Exercise details: All of the lines below are to be printed again exactly; images are excluded from the output.
= = = = = = =
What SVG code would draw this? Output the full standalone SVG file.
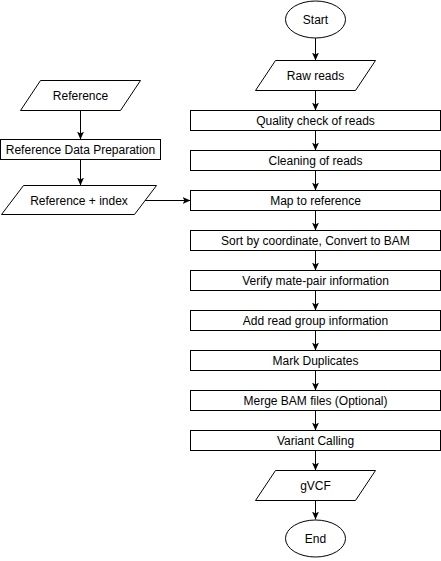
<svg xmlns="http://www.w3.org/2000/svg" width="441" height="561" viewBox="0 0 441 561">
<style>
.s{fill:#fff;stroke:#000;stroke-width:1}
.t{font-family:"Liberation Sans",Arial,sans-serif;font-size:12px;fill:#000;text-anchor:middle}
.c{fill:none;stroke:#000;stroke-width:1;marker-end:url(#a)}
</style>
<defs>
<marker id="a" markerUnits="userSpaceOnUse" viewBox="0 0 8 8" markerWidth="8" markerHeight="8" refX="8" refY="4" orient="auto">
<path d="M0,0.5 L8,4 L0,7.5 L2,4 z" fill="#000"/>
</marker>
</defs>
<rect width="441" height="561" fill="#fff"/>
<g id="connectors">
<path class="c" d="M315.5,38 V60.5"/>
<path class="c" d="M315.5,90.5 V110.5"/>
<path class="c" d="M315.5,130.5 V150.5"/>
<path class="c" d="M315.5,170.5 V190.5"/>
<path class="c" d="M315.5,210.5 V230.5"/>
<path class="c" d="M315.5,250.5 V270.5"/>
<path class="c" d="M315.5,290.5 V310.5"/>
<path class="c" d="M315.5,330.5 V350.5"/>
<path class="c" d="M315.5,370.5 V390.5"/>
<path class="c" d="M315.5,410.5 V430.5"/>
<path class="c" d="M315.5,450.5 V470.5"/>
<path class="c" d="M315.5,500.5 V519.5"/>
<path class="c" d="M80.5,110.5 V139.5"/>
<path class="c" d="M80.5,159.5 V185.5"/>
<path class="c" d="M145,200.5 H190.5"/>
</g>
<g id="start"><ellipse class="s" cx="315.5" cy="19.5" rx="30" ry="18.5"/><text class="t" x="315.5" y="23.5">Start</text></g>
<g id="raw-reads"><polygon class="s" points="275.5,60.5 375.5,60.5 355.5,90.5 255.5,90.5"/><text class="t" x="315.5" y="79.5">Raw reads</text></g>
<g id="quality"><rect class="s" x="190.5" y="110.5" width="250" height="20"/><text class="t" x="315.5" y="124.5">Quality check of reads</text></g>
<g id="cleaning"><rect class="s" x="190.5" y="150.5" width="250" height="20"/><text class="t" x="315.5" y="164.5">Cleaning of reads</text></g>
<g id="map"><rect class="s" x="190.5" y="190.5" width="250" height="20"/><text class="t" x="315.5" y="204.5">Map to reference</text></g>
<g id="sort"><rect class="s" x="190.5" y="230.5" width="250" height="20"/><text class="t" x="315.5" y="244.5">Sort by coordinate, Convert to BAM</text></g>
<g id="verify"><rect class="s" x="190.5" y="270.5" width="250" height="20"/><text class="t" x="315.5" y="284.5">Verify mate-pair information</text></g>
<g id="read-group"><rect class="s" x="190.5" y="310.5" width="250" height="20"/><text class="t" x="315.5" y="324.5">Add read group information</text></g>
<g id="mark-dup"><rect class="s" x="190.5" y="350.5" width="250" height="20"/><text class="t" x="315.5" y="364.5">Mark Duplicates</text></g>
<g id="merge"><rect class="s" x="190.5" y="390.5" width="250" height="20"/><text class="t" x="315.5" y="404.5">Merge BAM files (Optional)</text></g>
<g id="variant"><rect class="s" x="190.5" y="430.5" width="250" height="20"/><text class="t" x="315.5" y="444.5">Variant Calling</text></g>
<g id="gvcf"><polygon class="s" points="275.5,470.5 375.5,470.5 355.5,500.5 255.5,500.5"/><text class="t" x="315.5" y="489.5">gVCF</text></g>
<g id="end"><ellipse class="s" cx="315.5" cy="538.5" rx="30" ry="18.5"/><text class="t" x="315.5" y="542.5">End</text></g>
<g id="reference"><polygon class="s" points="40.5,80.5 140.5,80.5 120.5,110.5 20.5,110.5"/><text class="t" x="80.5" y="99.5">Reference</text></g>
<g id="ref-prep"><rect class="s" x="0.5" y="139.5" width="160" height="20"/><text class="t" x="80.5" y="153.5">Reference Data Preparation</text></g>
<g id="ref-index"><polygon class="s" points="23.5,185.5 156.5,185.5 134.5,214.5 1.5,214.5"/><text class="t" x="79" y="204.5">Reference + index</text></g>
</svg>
= = = = = = =
Answer to the problem:
What SVG code would draw this? Output the full standalone SVG file.
<svg xmlns="http://www.w3.org/2000/svg" width="441" height="561" viewBox="0 0 441 561">
<style>
.s{fill:#fff;stroke:#000;stroke-width:1}
.t{font-family:"Liberation Sans",Arial,sans-serif;font-size:12px;fill:#000;text-anchor:middle}
.c{fill:none;stroke:#000;stroke-width:1;marker-end:url(#a)}
</style>
<defs>
<marker id="a" markerUnits="userSpaceOnUse" viewBox="0 0 8 8" markerWidth="8" markerHeight="8" refX="8" refY="4" orient="auto">
<path d="M0,0.5 L8,4 L0,7.5 L2,4 z" fill="#000"/>
</marker>
</defs>
<rect width="441" height="561" fill="#fff"/>
<g id="connectors">
<path class="c" d="M315.5,38 V60.5"/>
<path class="c" d="M315.5,90.5 V110.5"/>
<path class="c" d="M315.5,130.5 V150.5"/>
<path class="c" d="M315.5,170.5 V190.5"/>
<path class="c" d="M315.5,210.5 V230.5"/>
<path class="c" d="M315.5,250.5 V270.5"/>
<path class="c" d="M315.5,290.5 V310.5"/>
<path class="c" d="M315.5,330.5 V350.5"/>
<path class="c" d="M315.5,370.5 V390.5"/>
<path class="c" d="M315.5,410.5 V430.5"/>
<path class="c" d="M315.5,450.5 V470.5"/>
<path class="c" d="M315.5,500.5 V519.5"/>
<path class="c" d="M80.5,110.5 V139.5"/>
<path class="c" d="M80.5,159.5 V185.5"/>
<path class="c" d="M145,200.5 H190.5"/>
</g>
<g id="start"><ellipse class="s" cx="315.5" cy="19.5" rx="30" ry="18.5"/><text class="t" x="315.5" y="23.5">Start</text></g>
<g id="raw-reads"><polygon class="s" points="275.5,60.5 375.5,60.5 355.5,90.5 255.5,90.5"/><text class="t" x="315.5" y="79.5">Raw reads</text></g>
<g id="quality"><rect class="s" x="190.5" y="110.5" width="250" height="20"/><text class="t" x="315.5" y="124.5">Quality check of reads</text></g>
<g id="cleaning"><rect class="s" x="190.5" y="150.5" width="250" height="20"/><text class="t" x="315.5" y="164.5">Cleaning of reads</text></g>
<g id="map"><rect class="s" x="190.5" y="190.5" width="250" height="20"/><text class="t" x="315.5" y="204.5">Map to reference</text></g>
<g id="sort"><rect class="s" x="190.5" y="230.5" width="250" height="20"/><text class="t" x="315.5" y="244.5">Sort by coordinate, Convert to BAM</text></g>
<g id="verify"><rect class="s" x="190.5" y="270.5" width="250" height="20"/><text class="t" x="315.5" y="284.5">Verify mate-pair information</text></g>
<g id="read-group"><rect class="s" x="190.5" y="310.5" width="250" height="20"/><text class="t" x="315.5" y="324.5">Add read group information</text></g>
<g id="mark-dup"><rect class="s" x="190.5" y="350.5" width="250" height="20"/><text class="t" x="315.5" y="364.5">Mark Duplicates</text></g>
<g id="merge"><rect class="s" x="190.5" y="390.5" width="250" height="20"/><text class="t" x="315.5" y="404.5">Merge BAM files (Optional)</text></g>
<g id="variant"><rect class="s" x="190.5" y="430.5" width="250" height="20"/><text class="t" x="315.5" y="444.5">Variant Calling</text></g>
<g id="gvcf"><polygon class="s" points="275.5,470.5 375.5,470.5 355.5,500.5 255.5,500.5"/><text class="t" x="315.5" y="489.5">gVCF</text></g>
<g id="end"><ellipse class="s" cx="315.5" cy="538.5" rx="30" ry="18.5"/><text class="t" x="315.5" y="542.5">End</text></g>
<g id="reference"><polygon class="s" points="40.5,80.5 140.5,80.5 120.5,110.5 20.5,110.5"/><text class="t" x="80.5" y="99.5">Reference</text></g>
<g id="ref-prep"><rect class="s" x="0.5" y="139.5" width="160" height="20"/><text class="t" x="80.5" y="153.5">Reference Data Preparation</text></g>
<g id="ref-index"><polygon class="s" points="23.5,185.5 156.5,185.5 134.5,214.5 1.5,214.5"/><text class="t" x="79" y="204.5">Reference + index</text></g>
</svg>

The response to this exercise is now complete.